** START Excerpted data **

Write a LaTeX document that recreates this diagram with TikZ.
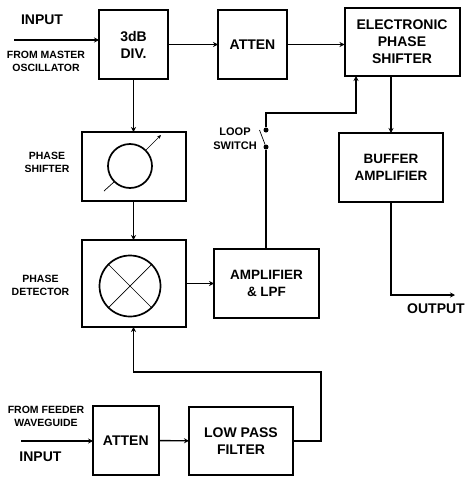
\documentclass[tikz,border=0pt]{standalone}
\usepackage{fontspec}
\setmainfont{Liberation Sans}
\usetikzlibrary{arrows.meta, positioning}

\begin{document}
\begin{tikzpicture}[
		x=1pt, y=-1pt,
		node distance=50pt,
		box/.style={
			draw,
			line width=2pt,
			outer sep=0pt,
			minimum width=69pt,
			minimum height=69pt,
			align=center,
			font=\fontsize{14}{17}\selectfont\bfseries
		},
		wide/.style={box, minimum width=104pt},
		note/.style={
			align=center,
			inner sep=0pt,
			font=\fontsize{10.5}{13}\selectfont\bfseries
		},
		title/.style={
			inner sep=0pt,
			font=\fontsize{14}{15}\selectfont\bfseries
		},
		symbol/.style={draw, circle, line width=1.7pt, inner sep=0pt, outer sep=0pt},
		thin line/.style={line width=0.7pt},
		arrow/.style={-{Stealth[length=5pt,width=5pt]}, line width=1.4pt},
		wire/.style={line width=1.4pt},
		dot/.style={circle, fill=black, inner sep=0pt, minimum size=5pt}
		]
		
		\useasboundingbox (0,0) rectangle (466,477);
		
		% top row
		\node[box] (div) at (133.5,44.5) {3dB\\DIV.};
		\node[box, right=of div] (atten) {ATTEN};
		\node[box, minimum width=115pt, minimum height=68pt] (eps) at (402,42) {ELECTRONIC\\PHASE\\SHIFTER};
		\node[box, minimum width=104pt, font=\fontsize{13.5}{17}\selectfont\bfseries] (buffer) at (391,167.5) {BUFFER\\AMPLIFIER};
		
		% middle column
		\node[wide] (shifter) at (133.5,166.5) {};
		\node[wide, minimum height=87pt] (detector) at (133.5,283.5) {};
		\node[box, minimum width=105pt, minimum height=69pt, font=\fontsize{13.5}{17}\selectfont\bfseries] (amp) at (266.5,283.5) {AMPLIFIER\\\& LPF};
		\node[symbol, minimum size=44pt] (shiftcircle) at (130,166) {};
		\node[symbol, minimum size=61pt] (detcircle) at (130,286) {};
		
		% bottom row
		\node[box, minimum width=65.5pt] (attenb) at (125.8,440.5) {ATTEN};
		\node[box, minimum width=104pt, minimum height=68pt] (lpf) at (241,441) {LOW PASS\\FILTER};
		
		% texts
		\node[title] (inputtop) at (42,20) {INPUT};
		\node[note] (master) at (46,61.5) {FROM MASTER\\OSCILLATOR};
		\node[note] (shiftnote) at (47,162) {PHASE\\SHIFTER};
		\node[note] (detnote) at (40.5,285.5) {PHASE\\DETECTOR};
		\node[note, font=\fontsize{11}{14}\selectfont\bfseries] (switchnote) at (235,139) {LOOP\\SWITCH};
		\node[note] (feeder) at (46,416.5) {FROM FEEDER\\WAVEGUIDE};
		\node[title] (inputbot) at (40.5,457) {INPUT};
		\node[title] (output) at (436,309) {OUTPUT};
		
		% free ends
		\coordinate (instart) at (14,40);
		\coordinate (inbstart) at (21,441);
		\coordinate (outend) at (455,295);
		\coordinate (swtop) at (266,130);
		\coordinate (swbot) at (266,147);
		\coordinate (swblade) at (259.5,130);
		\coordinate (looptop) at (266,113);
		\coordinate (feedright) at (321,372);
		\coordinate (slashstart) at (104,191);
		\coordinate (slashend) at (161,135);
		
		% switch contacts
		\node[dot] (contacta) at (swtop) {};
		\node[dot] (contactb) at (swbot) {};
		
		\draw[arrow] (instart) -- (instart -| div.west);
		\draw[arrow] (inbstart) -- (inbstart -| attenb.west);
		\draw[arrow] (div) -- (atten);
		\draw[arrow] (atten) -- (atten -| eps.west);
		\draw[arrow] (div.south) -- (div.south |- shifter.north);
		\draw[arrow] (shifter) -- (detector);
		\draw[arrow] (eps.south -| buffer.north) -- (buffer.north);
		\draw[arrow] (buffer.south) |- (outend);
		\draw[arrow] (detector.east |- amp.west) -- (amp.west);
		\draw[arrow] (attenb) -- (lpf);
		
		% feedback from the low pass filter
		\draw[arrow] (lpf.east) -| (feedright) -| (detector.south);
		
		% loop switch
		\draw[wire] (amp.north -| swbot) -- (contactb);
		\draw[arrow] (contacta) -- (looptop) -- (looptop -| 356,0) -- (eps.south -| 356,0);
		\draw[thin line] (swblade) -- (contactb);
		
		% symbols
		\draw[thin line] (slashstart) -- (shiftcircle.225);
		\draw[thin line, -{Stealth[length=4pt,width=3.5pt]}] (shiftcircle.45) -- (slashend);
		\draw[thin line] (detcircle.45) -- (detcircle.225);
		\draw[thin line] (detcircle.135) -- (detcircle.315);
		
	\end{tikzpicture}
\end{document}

** END Excerpted data **
** START Excerpted data **

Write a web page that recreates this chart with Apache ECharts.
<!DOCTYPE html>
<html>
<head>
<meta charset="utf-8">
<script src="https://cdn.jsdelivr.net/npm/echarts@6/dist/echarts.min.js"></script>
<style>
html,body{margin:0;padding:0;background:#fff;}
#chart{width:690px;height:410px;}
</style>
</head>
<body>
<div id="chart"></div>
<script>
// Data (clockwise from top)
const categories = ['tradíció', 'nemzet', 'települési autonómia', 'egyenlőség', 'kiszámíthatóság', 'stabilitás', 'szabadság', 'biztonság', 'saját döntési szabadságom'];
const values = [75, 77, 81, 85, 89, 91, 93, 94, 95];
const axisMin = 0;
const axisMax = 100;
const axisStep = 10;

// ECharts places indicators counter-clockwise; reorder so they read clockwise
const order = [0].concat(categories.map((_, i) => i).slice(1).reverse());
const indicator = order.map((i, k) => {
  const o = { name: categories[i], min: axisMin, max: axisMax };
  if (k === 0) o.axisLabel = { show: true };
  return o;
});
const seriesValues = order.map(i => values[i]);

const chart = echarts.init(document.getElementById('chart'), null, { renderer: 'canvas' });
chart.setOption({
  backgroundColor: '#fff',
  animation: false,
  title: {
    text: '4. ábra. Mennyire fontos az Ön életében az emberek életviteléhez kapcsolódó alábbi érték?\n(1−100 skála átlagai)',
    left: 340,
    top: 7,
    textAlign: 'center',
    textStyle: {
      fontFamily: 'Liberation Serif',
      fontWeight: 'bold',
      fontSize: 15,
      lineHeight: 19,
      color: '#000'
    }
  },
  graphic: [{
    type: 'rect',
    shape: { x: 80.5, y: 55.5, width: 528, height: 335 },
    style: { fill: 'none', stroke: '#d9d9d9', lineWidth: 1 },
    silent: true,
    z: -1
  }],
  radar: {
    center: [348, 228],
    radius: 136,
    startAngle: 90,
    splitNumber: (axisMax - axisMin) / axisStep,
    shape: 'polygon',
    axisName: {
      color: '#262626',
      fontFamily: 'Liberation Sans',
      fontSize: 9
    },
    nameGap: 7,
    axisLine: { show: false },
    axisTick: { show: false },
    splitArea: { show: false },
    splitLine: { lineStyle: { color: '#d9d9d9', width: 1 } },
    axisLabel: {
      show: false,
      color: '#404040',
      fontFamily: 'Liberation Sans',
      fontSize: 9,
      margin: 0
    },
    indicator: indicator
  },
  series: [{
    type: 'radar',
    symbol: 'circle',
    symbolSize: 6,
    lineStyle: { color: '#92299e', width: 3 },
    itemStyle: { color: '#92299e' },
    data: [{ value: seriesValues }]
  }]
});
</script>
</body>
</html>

** END Excerpted data **

> Set task: Reproduce exactly the lines above starting at the line containing "Write a LaTeX" and ending at the line containing "(0,0) rectangle (466,477);", including both, but not the pictures.

> Exercise output:
Write a LaTeX document that recreates this diagram with TikZ.
\documentclass[tikz,border=0pt]{standalone}
\usepackage{fontspec}
\setmainfont{Liberation Sans}
\usetikzlibrary{arrows.meta, positioning}

\begin{document}
\begin{tikzpicture}[
		x=1pt, y=-1pt,
		node distance=50pt,
		box/.style={
			draw,
			line width=2pt,
			outer sep=0pt,
			minimum width=69pt,
			minimum height=69pt,
			align=center,
			font=\fontsize{14}{17}\selectfont\bfseries
		},
		wide/.style={box, minimum width=104pt},
		note/.style={
			align=center,
			inner sep=0pt,
			font=\fontsize{10.5}{13}\selectfont\bfseries
		},
		title/.style={
			inner sep=0pt,
			font=\fontsize{14}{15}\selectfont\bfseries
		},
		symbol/.style={draw, circle, line width=1.7pt, inner sep=0pt, outer sep=0pt},
		thin line/.style={line width=0.7pt},
		arrow/.style={-{Stealth[length=5pt,width=5pt]}, line width=1.4pt},
		wire/.style={line width=1.4pt},
		dot/.style={circle, fill=black, inner sep=0pt, minimum size=5pt}
		]
		
		\useasboundingbox (0,0) rectangle (466,477);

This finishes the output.